» **Plotting code records**:
━━━━━━

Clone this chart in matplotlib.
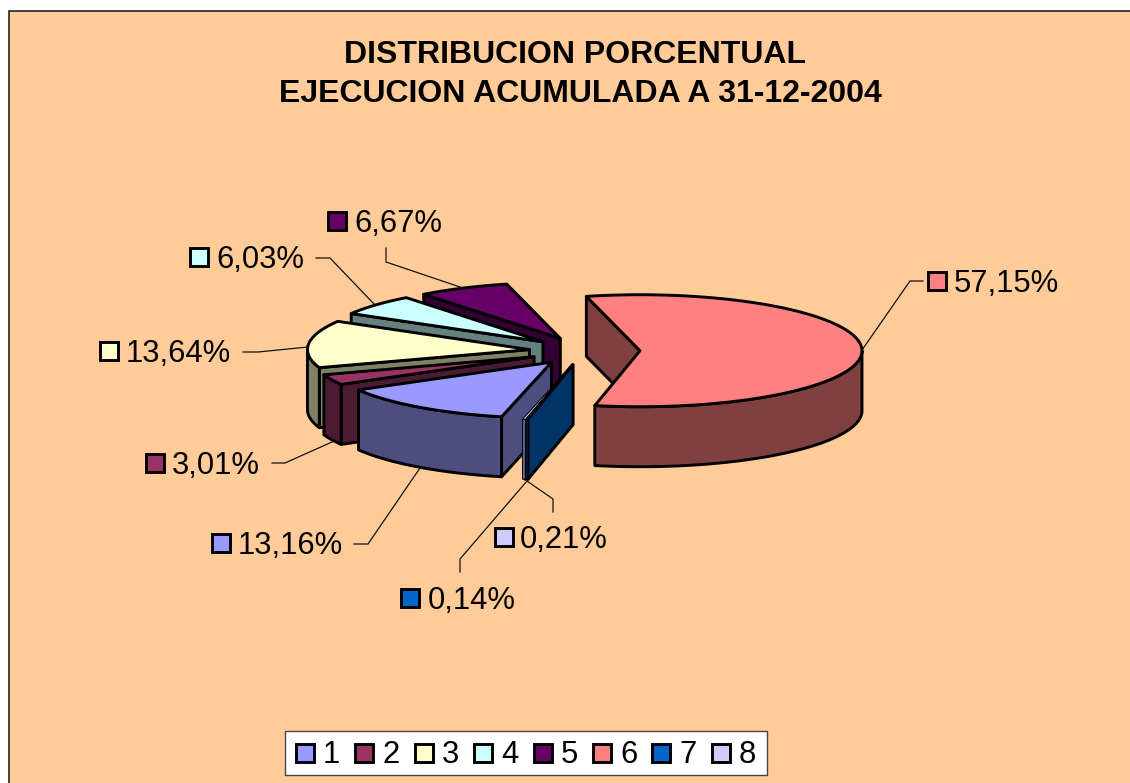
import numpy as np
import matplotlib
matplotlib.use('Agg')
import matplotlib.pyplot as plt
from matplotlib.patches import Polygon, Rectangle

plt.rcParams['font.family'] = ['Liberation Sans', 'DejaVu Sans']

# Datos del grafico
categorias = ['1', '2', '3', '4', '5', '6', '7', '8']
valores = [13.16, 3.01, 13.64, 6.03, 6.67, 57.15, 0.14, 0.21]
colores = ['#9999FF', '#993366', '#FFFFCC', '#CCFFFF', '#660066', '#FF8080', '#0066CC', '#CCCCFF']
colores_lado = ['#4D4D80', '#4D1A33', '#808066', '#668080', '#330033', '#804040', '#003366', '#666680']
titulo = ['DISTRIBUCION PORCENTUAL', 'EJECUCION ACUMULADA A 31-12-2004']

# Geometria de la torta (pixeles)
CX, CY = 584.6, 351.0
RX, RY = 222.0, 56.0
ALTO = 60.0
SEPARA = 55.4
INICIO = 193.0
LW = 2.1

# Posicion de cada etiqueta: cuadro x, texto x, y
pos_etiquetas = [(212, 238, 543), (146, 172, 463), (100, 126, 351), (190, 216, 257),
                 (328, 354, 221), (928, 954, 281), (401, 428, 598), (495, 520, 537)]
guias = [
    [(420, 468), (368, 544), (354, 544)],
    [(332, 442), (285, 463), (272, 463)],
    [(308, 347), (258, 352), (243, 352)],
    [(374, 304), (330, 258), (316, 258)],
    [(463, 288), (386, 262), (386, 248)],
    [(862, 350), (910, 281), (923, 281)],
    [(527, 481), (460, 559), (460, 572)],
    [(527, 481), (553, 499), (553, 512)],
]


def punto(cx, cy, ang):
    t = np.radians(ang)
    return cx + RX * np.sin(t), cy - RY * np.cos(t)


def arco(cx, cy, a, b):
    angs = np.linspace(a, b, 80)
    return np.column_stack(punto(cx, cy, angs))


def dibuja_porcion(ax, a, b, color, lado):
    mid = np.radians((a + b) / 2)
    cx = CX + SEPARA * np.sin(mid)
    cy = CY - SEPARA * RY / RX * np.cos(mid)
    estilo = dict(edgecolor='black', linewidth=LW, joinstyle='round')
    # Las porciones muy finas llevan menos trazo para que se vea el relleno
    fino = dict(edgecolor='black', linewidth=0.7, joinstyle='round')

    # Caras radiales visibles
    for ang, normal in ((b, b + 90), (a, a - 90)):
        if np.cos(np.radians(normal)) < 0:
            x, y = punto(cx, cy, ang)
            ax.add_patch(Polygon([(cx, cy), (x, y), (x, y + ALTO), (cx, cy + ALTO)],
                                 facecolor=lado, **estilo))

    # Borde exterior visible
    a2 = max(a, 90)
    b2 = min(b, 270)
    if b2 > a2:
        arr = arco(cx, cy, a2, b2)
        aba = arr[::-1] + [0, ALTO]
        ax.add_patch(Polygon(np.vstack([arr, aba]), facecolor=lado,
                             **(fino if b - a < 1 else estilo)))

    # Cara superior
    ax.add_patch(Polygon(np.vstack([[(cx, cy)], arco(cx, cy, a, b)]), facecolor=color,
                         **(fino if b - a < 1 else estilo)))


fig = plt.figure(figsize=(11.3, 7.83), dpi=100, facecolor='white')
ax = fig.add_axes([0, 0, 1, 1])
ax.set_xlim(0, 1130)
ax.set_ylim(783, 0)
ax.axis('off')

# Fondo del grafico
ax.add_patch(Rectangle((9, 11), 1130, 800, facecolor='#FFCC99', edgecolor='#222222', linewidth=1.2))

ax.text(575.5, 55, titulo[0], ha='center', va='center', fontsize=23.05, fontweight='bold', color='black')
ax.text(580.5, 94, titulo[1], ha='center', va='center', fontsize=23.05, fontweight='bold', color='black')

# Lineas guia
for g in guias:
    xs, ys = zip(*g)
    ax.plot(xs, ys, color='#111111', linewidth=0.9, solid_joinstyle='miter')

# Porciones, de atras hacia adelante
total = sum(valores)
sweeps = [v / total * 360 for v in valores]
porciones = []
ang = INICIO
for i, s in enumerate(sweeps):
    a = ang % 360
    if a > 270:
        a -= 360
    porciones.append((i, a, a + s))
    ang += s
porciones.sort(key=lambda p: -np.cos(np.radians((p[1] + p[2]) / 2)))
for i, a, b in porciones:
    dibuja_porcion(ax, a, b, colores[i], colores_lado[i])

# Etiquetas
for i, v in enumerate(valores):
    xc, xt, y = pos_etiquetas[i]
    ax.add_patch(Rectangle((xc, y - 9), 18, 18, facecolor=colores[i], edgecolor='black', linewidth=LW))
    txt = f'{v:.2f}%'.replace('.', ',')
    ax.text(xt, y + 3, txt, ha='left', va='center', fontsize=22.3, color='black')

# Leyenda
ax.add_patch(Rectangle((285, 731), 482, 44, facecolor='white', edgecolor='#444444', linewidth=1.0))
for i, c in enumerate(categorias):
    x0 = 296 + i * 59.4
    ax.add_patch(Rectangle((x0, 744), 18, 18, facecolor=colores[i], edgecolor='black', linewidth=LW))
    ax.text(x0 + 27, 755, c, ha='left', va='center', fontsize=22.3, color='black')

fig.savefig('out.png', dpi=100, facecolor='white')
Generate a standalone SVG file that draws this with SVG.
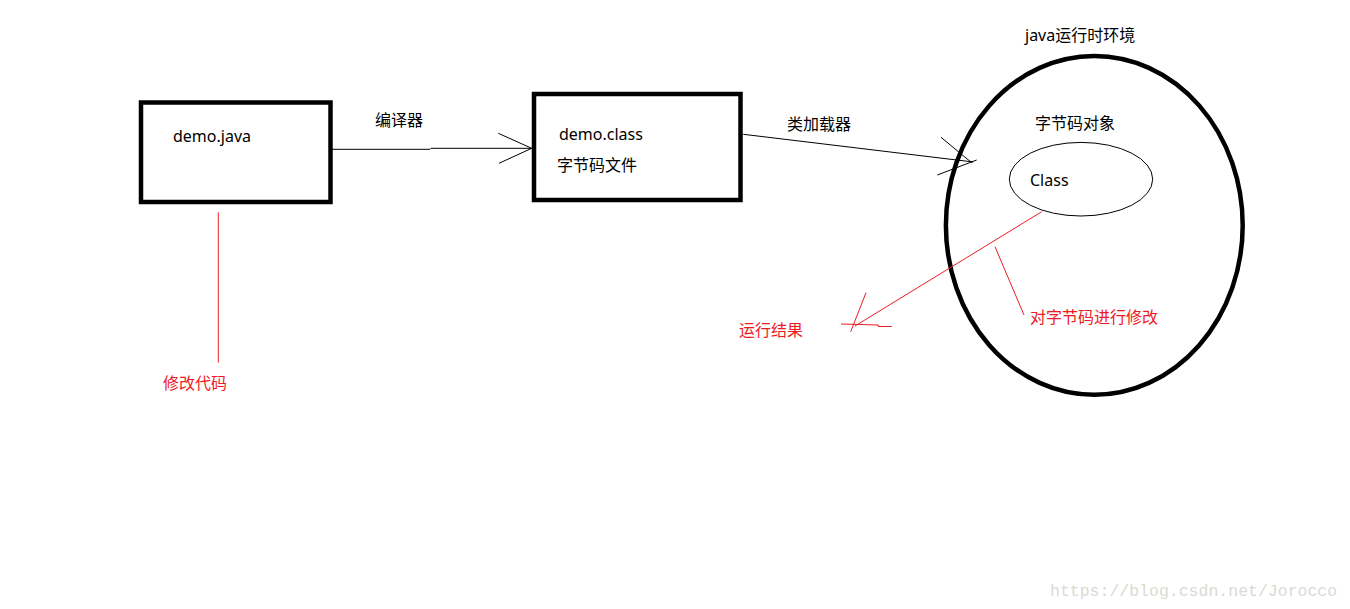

━━━━━━

» **TASK TO CARRY OUT**:
Copy out all the data without changing anything, and drop the pictures.

» **RIGHT ANSWER**:
Clone this chart in matplotlib.
import numpy as np
import matplotlib
matplotlib.use('Agg')
import matplotlib.pyplot as plt
from matplotlib.patches import Polygon, Rectangle

plt.rcParams['font.family'] = ['Liberation Sans', 'DejaVu Sans']

# Datos del grafico
categorias = ['1', '2', '3', '4', '5', '6', '7', '8']
valores = [13.16, 3.01, 13.64, 6.03, 6.67, 57.15, 0.14, 0.21]
colores = ['#9999FF', '#993366', '#FFFFCC', '#CCFFFF', '#660066', '#FF8080', '#0066CC', '#CCCCFF']
colores_lado = ['#4D4D80', '#4D1A33', '#808066', '#668080', '#330033', '#804040', '#003366', '#666680']
titulo = ['DISTRIBUCION PORCENTUAL', 'EJECUCION ACUMULADA A 31-12-2004']

# Geometria de la torta (pixeles)
CX, CY = 584.6, 351.0
RX, RY = 222.0, 56.0
ALTO = 60.0
SEPARA = 55.4
INICIO = 193.0
LW = 2.1

# Posicion de cada etiqueta: cuadro x, texto x, y
pos_etiquetas = [(212, 238, 543), (146, 172, 463), (100, 126, 351), (190, 216, 257),
                 (328, 354, 221), (928, 954, 281), (401, 428, 598), (495, 520, 537)]
guias = [
    [(420, 468), (368, 544), (354, 544)],
    [(332, 442), (285, 463), (272, 463)],
    [(308, 347), (258, 352), (243, 352)],
    [(374, 304), (330, 258), (316, 258)],
    [(463, 288), (386, 262), (386, 248)],
    [(862, 350), (910, 281), (923, 281)],
    [(527, 481), (460, 559), (460, 572)],
    [(527, 481), (553, 499), (553, 512)],
]


def punto(cx, cy, ang):
    t = np.radians(ang)
    return cx + RX * np.sin(t), cy - RY * np.cos(t)


def arco(cx, cy, a, b):
    angs = np.linspace(a, b, 80)
    return np.column_stack(punto(cx, cy, angs))


def dibuja_porcion(ax, a, b, color, lado):
    mid = np.radians((a + b) / 2)
    cx = CX + SEPARA * np.sin(mid)
    cy = CY - SEPARA * RY / RX * np.cos(mid)
    estilo = dict(edgecolor='black', linewidth=LW, joinstyle='round')
    # Las porciones muy finas llevan menos trazo para que se vea el relleno
    fino = dict(edgecolor='black', linewidth=0.7, joinstyle='round')

    # Caras radiales visibles
    for ang, normal in ((b, b + 90), (a, a - 90)):
        if np.cos(np.radians(normal)) < 0:
            x, y = punto(cx, cy, ang)
            ax.add_patch(Polygon([(cx, cy), (x, y), (x, y + ALTO), (cx, cy + ALTO)],
                                 facecolor=lado, **estilo))

    # Borde exterior visible
    a2 = max(a, 90)
    b2 = min(b, 270)
    if b2 > a2:
        arr = arco(cx, cy, a2, b2)
        aba = arr[::-1] + [0, ALTO]
        ax.add_patch(Polygon(np.vstack([arr, aba]), facecolor=lado,
                             **(fino if b - a < 1 else estilo)))

    # Cara superior
    ax.add_patch(Polygon(np.vstack([[(cx, cy)], arco(cx, cy, a, b)]), facecolor=color,
                         **(fino if b - a < 1 else estilo)))


fig = plt.figure(figsize=(11.3, 7.83), dpi=100, facecolor='white')
ax = fig.add_axes([0, 0, 1, 1])
ax.set_xlim(0, 1130)
ax.set_ylim(783, 0)
ax.axis('off')

# Fondo del grafico
ax.add_patch(Rectangle((9, 11), 1130, 800, facecolor='#FFCC99', edgecolor='#222222', linewidth=1.2))

ax.text(575.5, 55, titulo[0], ha='center', va='center', fontsize=23.05, fontweight='bold', color='black')
ax.text(580.5, 94, titulo[1], ha='center', va='center', fontsize=23.05, fontweight='bold', color='black')

# Lineas guia
for g in guias:
    xs, ys = zip(*g)
    ax.plot(xs, ys, color='#111111', linewidth=0.9, solid_joinstyle='miter')

# Porciones, de atras hacia adelante
total = sum(valores)
sweeps = [v / total * 360 for v in valores]
porciones = []
ang = INICIO
for i, s in enumerate(sweeps):
    a = ang % 360
    if a > 270:
        a -= 360
    porciones.append((i, a, a + s))
    ang += s
porciones.sort(key=lambda p: -np.cos(np.radians((p[1] + p[2]) / 2)))
for i, a, b in porciones:
    dibuja_porcion(ax, a, b, colores[i], colores_lado[i])

# Etiquetas
for i, v in enumerate(valores):
    xc, xt, y = pos_etiquetas[i]
    ax.add_patch(Rectangle((xc, y - 9), 18, 18, facecolor=colores[i], edgecolor='black', linewidth=LW))
    txt = f'{v:.2f}%'.replace('.', ',')
    ax.text(xt, y + 3, txt, ha='left', va='center', fontsize=22.3, color='black')

# Leyenda
ax.add_patch(Rectangle((285, 731), 482, 44, facecolor='white', edgecolor='#444444', linewidth=1.0))
for i, c in enumerate(categorias):
    x0 = 296 + i * 59.4
    ax.add_patch(Rectangle((x0, 744), 18, 18, facecolor=colores[i], edgecolor='black', linewidth=LW))
    ax.text(x0 + 27, 755, c, ha='left', va='center', fontsize=22.3, color='black')

fig.savefig('out.png', dpi=100, facecolor='white')
Generate a standalone SVG file that draws this with SVG.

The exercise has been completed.